On one side, the night. On the other, the day

Indeed, while the twentieth century was a century of socio-political instability, with a first half that witnessed the catastrophe of the Great War and the decimation of families (including those of many composers who died prematurely in battle), the rise of totalitarian and ideologically isolationist and belligerent regimes, until the apotheosis of World War II and the rearrangement of the structure of the old continent, the twentieth century was also able to serve as a crucible where the fruits of the intellect took new forms.

Music, thanks in part to its ability to entertain, has not succumbed to the pressures of an unstable social condition and, on the contrary, has drawn its cues from even the darkest reality, changing in appearance and constantly seeking new ways of expression. Although many composers had begun to move from Paris (which, in turn, had become the musical center par excellence along with Vienna) to the United States, considered the land of novelty and, therefore, opportunity, in almost every country, musical activity was vibrant and focused on particular aspects.

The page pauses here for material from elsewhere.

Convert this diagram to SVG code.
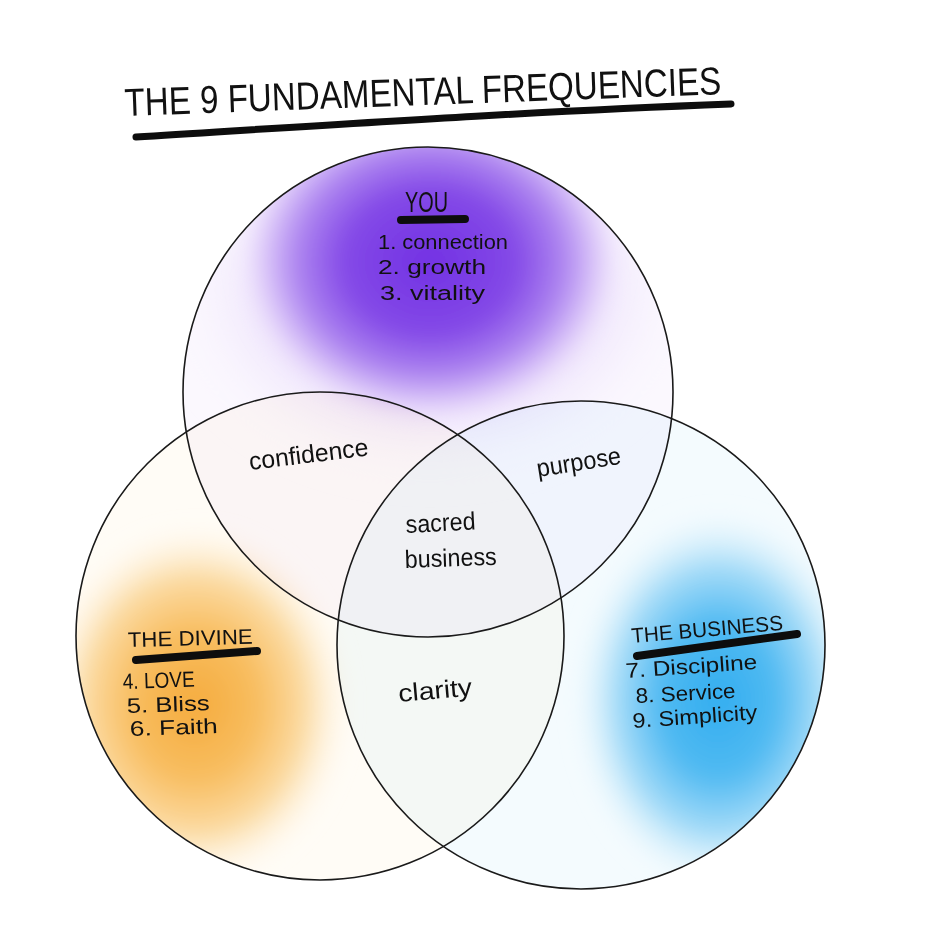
<svg xmlns="http://www.w3.org/2000/svg" width="928" height="926" viewBox="0 0 928 926">
<style>
.hand{font-family:"Liberation Sans","DejaVu Sans",sans-serif;fill:#111;}
.ring{fill:none;stroke:#1a1a1a;stroke-width:1.6;}
.bar{fill:none;stroke:#0d0d0d;stroke-linecap:round;}
</style>
<defs>
<clipPath id="cTop"><circle cx="428" cy="392" r="245"/></clipPath>
<clipPath id="cLeft"><circle cx="320" cy="636" r="244"/></clipPath>
<clipPath id="cRight"><circle cx="581" cy="645" r="244"/></clipPath>
<filter id="soft" x="-30%" y="-30%" width="160%" height="160%"><feGaussianBlur stdDeviation="10"/></filter>
<filter id="softer" x="-30%" y="-30%" width="160%" height="160%"><feGaussianBlur stdDeviation="20"/></filter>
<radialGradient id="gPurple" cx="0.5" cy="0.5" r="0.5">
<stop offset="0" stop-color="#7231e3"/>
<stop offset="0.45" stop-color="#8449e7"/>
<stop offset="0.7" stop-color="#ad84f0"/>
<stop offset="0.88" stop-color="#ddc9f9"/>
<stop offset="1" stop-color="#f0e6fd" stop-opacity="0"/>
</radialGradient>
<radialGradient id="gLav" cx="0.5" cy="0.5" r="0.5">
<stop offset="0" stop-color="#e4d3fa"/>
<stop offset="0.7" stop-color="#f0e7fc"/>
<stop offset="1" stop-color="#f8f3fe" stop-opacity="0"/>
</radialGradient>
<radialGradient id="gOrange" cx="0.5" cy="0.5" r="0.5">
<stop offset="0" stop-color="#f5ab3d"/>
<stop offset="0.4" stop-color="#f8bd5f"/>
<stop offset="0.7" stop-color="#fbdaa1"/>
<stop offset="1" stop-color="#fff4e2" stop-opacity="0"/>
</radialGradient>
<radialGradient id="gBlue" cx="0.5" cy="0.5" r="0.5">
<stop offset="0" stop-color="#32adf0"/>
<stop offset="0.4" stop-color="#50baf2"/>
<stop offset="0.7" stop-color="#a6dcf8"/>
<stop offset="1" stop-color="#e6f6fd" stop-opacity="0"/>
</radialGradient>
</defs>
<rect width="928" height="926" fill="#ffffff"/>

<g id="title">
<text class="hand" x="125" y="116" font-size="39" textLength="597" lengthAdjust="spacingAndGlyphs" transform="rotate(-2.1 125 116)">THE 9 FUNDAMENTAL FREQUENCIES</text>
<path class="bar" d="M136,137 C330,125 520,112 731,104" stroke-width="7"/>
</g>

<g id="washes">
<g clip-path="url(#cTop)" style="mix-blend-mode:multiply">
<circle cx="428" cy="392" r="245" fill="#fbf8fe"/>
<ellipse cx="430" cy="290" rx="250" ry="180" fill="url(#gLav)" filter="url(#softer)"/>
<ellipse cx="430" cy="262" rx="190" ry="160" fill="url(#gPurple)" filter="url(#soft)"/>
</g>
<g clip-path="url(#cLeft)" style="mix-blend-mode:multiply">
<circle cx="320" cy="636" r="244" fill="#fffcf6"/>
<ellipse cx="195" cy="705" rx="155" ry="180" fill="url(#gOrange)" filter="url(#soft)"/>
</g>
<g clip-path="url(#cRight)" style="mix-blend-mode:multiply">
<circle cx="581" cy="645" r="244" fill="#f4fbfe"/>
<ellipse cx="718" cy="700" rx="145" ry="190" fill="url(#gBlue)" filter="url(#soft)"/>
</g>
</g>

<g id="connectors"></g>

<g id="node-you">
<circle class="ring" cx="428" cy="392" r="245"/>
<text class="hand" x="405" y="212" font-size="30" textLength="43" lengthAdjust="spacingAndGlyphs">YOU</text>
<path class="bar" d="M401,220 L465,219" stroke-width="8"/>
<text class="hand" x="378" y="249" font-size="20" textLength="130" lengthAdjust="spacingAndGlyphs">1. connection</text>
<text class="hand" x="378" y="274" font-size="20" textLength="108" lengthAdjust="spacingAndGlyphs">2. growth</text>
<text class="hand" x="380" y="300" font-size="20" textLength="105" lengthAdjust="spacingAndGlyphs">3. vitality</text>
</g>

<g id="node-divine">
<circle class="ring" cx="320" cy="636" r="244"/>
<text class="hand" x="128" y="647" font-size="21" textLength="125" lengthAdjust="spacingAndGlyphs" transform="rotate(-1.5 128 647)">THE DIVINE</text>
<path class="bar" d="M136,660 L257,651" stroke-width="8"/>
<text class="hand" x="123" y="689" font-size="22" textLength="72" lengthAdjust="spacingAndGlyphs" transform="rotate(-2 123 689)">4. LOVE</text>
<text class="hand" x="127" y="713" font-size="21" textLength="83" lengthAdjust="spacingAndGlyphs" transform="rotate(-2 127 713)">5. Bliss</text>
<text class="hand" x="130" y="736" font-size="21" textLength="88" lengthAdjust="spacingAndGlyphs" transform="rotate(-2 130 736)">6. Faith</text>
</g>

<g id="node-business">
<circle class="ring" cx="581" cy="645" r="244"/>
<text class="hand" x="632" y="643" font-size="21" textLength="152" lengthAdjust="spacingAndGlyphs" transform="rotate(-5 632 643)">THE BUSINESS</text>
<path class="bar" d="M637,656 L797,634" stroke-width="8"/>
<text class="hand" x="626" y="678" font-size="21" textLength="132" lengthAdjust="spacingAndGlyphs" transform="rotate(-4 626 678)">7. Discipline</text>
<text class="hand" x="636" y="703" font-size="21" textLength="100" lengthAdjust="spacingAndGlyphs" transform="rotate(-3 636 703)">8. Service</text>
<text class="hand" x="633" y="728" font-size="21" textLength="125" lengthAdjust="spacingAndGlyphs" transform="rotate(-4 633 728)">9. Simplicity</text>
</g>

<g id="overlap-labels">
<text class="hand" x="250" y="470" font-size="25" textLength="120" lengthAdjust="spacingAndGlyphs" transform="rotate(-7 250 470)">confidence</text>
<text class="hand" x="538" y="477" font-size="25" textLength="85" lengthAdjust="spacingAndGlyphs" transform="rotate(-9 538 477)">purpose</text>
<text class="hand" x="406" y="533" font-size="25" textLength="70" lengthAdjust="spacingAndGlyphs" transform="rotate(-3 406 533)">sacred</text>
<text class="hand" x="405" y="568" font-size="25" textLength="92" lengthAdjust="spacingAndGlyphs" transform="rotate(-2 405 568)">business</text>
<text class="hand" x="399" y="702" font-size="25" textLength="74" lengthAdjust="spacingAndGlyphs" transform="rotate(-5 399 702)">clarity</text>
</g>
</svg>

Musical cosmopolitanism: the beginnings of a rational globalization

The Slavic states, previously almost entirely culturally isolated, had discovered, especially with Bartók and Dvořák, a wealth of popular music worthy of appreciation. The fledgling Soviet Union, although based on a closed regime, gave ample space to experimental cultural events and was considered (at least until the rise of Stalin) a symbol of progressivism. And, of course, the United States, with its aptitude for welcoming migrants from all parts of the world, had thrown its doors wide open to the genius of composers who, freely or forced by the Nazi regime, had abandoned Europe to find refuge among the glittering streets of New York.

This intermingling of genres, styles, and social and personal conditions could only give a propulsive boost to the desire to try new creative activities based on both the old instruments and the new combinations typical of blues and jazz (e.g., brass ensembles) and the extraordinary possibilities offered by “noise generators” and primordial synthesizers. It was now time to believe in futurism, to leave behind a past that no longer attracted viewers, and, finally, to reinvent a way of expression that reflected current reality.

Conclusion: the twentieth century is the ground where we still rest our feet

I cannot hide my love for this period (which I lived through in part), but beyond one’s inclinations, I believe that a true music lover cannot overlook the immense heritage this century has bestowed. Moreover, as mentioned earlier, it is not possible to understand the present, With its domination of the pop song, without going through the myriad experiments that involved not only composers of the so-called Darmstadt school (in particular, Stockhausen) but also those who made extensive use of the RAI (ed. National Italian Television) phonology studio in Milan (such as Berio, Maderna, Nono, Cage, etc.).

Moreover, the 20th century was also the century that re-energized the ostensibly simplest musical form, namely the song. As the Lieder became less and less attractive and opera was based on more complex structures, songs based on new sounds and lyrics of various kinds offered the ideal entertainment cue. However, without electronic experimentation, combined with American, African, and, to some extent, Asian musical currents, a complete emancipation of what, a few decades earlier, was perceived almost as an offense to hearing could not have been achieved.

So, I recommend this book to all my readers and hope that the more reluctant ones can be convinced that even the most extravagant efforts were based on a genuine desire to make an original, reality-based contribution to art (with its pros and cons) that surrounded every man in the civilized world by now!